#### Set task
Your task is to quote the listing below exactly, beginning with its first line and ending on the line bearing "145.9, 143.2, 139.7, 133.7, 125.4, 118, 103, 84, 60, 33, 0]".

#### Recorded information

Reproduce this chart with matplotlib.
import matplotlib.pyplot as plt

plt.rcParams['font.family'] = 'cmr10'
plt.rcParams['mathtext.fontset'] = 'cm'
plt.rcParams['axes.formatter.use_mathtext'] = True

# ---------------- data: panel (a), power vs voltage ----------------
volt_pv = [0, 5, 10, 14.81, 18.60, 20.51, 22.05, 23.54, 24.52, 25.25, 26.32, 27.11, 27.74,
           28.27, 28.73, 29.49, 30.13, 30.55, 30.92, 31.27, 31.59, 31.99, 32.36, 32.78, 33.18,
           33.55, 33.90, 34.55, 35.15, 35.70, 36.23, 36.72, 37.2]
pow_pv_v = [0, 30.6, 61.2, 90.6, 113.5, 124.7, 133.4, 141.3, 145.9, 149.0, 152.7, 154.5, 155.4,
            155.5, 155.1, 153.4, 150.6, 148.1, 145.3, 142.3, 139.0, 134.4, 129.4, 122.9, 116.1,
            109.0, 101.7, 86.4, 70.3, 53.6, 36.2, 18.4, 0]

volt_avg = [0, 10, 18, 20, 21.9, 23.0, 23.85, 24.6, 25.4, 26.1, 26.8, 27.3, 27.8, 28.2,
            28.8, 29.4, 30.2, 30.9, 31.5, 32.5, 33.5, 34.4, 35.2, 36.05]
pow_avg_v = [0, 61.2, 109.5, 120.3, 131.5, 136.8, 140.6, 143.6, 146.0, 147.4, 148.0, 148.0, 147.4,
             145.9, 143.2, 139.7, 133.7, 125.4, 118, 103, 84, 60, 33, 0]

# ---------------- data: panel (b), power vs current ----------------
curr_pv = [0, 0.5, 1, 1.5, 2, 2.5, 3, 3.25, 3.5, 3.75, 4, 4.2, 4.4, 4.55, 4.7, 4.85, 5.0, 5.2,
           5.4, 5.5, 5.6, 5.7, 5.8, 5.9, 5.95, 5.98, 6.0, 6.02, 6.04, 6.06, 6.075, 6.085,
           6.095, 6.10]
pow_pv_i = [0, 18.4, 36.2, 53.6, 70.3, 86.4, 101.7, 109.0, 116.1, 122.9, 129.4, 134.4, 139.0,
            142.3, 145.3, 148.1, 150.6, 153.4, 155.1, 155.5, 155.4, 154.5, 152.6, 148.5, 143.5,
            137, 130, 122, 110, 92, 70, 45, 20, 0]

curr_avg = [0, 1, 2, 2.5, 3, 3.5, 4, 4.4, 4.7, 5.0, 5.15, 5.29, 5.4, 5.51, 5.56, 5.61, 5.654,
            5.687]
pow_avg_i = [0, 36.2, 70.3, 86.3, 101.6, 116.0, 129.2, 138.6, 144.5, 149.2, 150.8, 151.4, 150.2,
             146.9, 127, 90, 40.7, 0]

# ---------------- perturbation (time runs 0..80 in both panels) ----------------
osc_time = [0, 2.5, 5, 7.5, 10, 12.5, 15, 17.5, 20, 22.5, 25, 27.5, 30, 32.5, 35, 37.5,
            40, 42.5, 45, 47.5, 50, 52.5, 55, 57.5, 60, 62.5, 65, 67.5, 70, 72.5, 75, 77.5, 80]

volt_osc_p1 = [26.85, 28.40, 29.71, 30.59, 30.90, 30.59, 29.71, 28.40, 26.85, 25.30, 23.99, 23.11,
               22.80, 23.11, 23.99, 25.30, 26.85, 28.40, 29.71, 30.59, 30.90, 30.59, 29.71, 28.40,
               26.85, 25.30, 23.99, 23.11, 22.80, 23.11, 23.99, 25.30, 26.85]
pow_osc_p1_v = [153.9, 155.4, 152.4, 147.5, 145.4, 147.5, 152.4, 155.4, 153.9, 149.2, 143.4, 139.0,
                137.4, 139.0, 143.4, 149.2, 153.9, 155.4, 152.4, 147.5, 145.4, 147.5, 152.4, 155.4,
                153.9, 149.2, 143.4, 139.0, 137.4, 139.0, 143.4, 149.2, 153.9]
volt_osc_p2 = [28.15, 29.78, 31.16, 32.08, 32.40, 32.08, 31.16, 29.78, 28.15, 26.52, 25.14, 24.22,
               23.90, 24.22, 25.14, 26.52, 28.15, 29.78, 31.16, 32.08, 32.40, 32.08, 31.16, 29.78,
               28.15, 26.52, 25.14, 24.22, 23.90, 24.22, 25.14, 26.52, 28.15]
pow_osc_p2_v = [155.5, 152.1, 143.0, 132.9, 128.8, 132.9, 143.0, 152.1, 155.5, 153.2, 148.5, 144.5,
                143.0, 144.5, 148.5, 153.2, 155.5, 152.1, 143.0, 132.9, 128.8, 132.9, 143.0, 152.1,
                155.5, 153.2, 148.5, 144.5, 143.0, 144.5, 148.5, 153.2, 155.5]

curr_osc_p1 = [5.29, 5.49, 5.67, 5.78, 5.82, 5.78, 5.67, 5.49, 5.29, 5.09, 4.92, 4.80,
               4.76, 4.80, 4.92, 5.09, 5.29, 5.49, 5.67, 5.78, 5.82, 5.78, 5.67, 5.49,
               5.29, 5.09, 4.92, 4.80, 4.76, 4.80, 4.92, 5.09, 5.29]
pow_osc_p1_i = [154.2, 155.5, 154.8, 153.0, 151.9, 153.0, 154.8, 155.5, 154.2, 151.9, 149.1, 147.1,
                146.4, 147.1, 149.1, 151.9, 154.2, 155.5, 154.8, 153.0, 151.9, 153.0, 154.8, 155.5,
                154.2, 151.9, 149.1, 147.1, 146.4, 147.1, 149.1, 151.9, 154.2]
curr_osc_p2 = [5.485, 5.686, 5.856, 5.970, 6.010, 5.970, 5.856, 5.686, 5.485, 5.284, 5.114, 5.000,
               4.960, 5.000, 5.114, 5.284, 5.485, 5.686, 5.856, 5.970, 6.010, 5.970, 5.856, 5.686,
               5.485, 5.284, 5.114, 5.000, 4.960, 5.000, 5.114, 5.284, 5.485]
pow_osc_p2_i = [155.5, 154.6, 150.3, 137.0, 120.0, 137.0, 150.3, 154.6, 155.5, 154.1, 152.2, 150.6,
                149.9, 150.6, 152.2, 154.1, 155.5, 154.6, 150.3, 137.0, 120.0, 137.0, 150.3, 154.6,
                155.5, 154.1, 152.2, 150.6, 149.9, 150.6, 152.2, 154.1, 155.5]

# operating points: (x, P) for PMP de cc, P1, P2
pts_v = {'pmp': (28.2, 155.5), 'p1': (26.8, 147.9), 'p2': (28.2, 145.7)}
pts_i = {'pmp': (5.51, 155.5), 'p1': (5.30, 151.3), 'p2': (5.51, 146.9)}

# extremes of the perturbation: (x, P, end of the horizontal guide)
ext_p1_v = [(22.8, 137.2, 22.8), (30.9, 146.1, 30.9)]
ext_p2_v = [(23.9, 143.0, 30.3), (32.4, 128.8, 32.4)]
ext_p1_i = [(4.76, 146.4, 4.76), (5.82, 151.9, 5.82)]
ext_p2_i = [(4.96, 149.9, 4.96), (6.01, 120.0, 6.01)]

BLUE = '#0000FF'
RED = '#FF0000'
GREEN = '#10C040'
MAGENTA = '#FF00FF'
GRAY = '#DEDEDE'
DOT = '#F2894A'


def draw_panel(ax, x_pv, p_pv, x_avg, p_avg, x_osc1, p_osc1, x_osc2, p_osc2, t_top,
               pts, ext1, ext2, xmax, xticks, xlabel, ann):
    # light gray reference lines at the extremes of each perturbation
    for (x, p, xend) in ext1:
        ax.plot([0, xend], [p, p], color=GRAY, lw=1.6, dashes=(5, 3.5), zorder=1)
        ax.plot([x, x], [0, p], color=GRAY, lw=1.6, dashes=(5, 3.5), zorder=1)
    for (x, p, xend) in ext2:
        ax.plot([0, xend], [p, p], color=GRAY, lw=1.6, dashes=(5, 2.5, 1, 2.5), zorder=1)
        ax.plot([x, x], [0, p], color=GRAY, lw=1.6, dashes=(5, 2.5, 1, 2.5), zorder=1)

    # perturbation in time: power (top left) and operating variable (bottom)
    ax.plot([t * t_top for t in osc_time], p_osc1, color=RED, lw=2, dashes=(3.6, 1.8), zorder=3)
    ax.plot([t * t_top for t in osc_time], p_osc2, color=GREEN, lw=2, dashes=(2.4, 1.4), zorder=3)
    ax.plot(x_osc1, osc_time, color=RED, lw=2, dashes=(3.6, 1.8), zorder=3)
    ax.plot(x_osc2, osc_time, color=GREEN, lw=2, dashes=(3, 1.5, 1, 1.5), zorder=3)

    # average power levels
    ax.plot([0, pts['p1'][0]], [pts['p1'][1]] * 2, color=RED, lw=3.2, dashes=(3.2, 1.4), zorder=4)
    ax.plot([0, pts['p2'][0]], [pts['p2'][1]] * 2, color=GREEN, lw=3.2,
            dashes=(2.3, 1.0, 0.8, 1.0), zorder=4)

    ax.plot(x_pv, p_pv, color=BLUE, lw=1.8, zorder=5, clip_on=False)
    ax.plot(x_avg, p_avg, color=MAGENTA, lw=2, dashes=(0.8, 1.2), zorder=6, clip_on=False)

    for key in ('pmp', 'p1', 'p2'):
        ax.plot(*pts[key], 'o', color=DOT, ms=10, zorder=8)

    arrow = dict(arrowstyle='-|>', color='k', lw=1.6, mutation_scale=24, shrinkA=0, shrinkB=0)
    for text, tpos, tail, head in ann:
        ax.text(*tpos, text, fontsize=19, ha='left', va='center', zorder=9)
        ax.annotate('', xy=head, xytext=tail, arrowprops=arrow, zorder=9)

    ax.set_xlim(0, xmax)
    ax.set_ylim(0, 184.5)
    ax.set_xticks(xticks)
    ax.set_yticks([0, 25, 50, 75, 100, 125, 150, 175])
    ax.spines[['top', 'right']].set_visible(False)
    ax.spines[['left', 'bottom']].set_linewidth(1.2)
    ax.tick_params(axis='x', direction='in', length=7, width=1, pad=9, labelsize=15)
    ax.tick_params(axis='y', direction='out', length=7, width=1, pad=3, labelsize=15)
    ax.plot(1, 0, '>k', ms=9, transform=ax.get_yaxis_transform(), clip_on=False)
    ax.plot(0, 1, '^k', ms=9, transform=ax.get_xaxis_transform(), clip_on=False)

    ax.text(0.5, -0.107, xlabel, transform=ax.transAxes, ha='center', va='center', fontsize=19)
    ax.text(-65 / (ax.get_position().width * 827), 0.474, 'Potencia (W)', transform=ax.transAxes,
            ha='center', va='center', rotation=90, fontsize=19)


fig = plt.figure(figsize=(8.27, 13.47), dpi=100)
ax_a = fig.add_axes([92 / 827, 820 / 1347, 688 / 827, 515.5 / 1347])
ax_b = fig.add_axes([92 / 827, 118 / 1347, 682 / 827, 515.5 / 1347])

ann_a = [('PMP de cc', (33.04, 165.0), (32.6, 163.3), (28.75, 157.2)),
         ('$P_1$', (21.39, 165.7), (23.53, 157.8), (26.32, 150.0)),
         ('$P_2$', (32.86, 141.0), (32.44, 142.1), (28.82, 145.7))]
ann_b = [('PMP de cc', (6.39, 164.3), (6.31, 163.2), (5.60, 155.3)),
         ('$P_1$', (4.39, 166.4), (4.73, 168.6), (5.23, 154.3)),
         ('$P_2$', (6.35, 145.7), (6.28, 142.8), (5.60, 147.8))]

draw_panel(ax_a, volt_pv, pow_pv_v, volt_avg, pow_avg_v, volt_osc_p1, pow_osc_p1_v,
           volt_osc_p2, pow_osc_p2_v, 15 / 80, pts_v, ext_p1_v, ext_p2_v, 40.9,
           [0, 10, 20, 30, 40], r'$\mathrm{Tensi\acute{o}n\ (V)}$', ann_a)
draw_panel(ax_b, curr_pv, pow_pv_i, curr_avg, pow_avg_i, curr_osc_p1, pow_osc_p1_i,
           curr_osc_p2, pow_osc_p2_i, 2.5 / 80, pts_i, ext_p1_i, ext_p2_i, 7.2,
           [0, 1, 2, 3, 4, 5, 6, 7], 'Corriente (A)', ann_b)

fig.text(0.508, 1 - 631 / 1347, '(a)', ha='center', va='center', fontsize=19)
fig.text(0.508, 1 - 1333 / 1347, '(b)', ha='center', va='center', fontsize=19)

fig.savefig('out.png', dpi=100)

#### Full output
Reproduce this chart with matplotlib.
import matplotlib.pyplot as plt

plt.rcParams['font.family'] = 'cmr10'
plt.rcParams['mathtext.fontset'] = 'cm'
plt.rcParams['axes.formatter.use_mathtext'] = True

# ---------------- data: panel (a), power vs voltage ----------------
volt_pv = [0, 5, 10, 14.81, 18.60, 20.51, 22.05, 23.54, 24.52, 25.25, 26.32, 27.11, 27.74,
           28.27, 28.73, 29.49, 30.13, 30.55, 30.92, 31.27, 31.59, 31.99, 32.36, 32.78, 33.18,
           33.55, 33.90, 34.55, 35.15, 35.70, 36.23, 36.72, 37.2]
pow_pv_v = [0, 30.6, 61.2, 90.6, 113.5, 124.7, 133.4, 141.3, 145.9, 149.0, 152.7, 154.5, 155.4,
            155.5, 155.1, 153.4, 150.6, 148.1, 145.3, 142.3, 139.0, 134.4, 129.4, 122.9, 116.1,
            109.0, 101.7, 86.4, 70.3, 53.6, 36.2, 18.4, 0]

volt_avg = [0, 10, 18, 20, 21.9, 23.0, 23.85, 24.6, 25.4, 26.1, 26.8, 27.3, 27.8, 28.2,
            28.8, 29.4, 30.2, 30.9, 31.5, 32.5, 33.5, 34.4, 35.2, 36.05]
pow_avg_v = [0, 61.2, 109.5, 120.3, 131.5, 136.8, 140.6, 143.6, 146.0, 147.4, 148.0, 148.0, 147.4,
             145.9, 143.2, 139.7, 133.7, 125.4, 118, 103, 84, 60, 33, 0]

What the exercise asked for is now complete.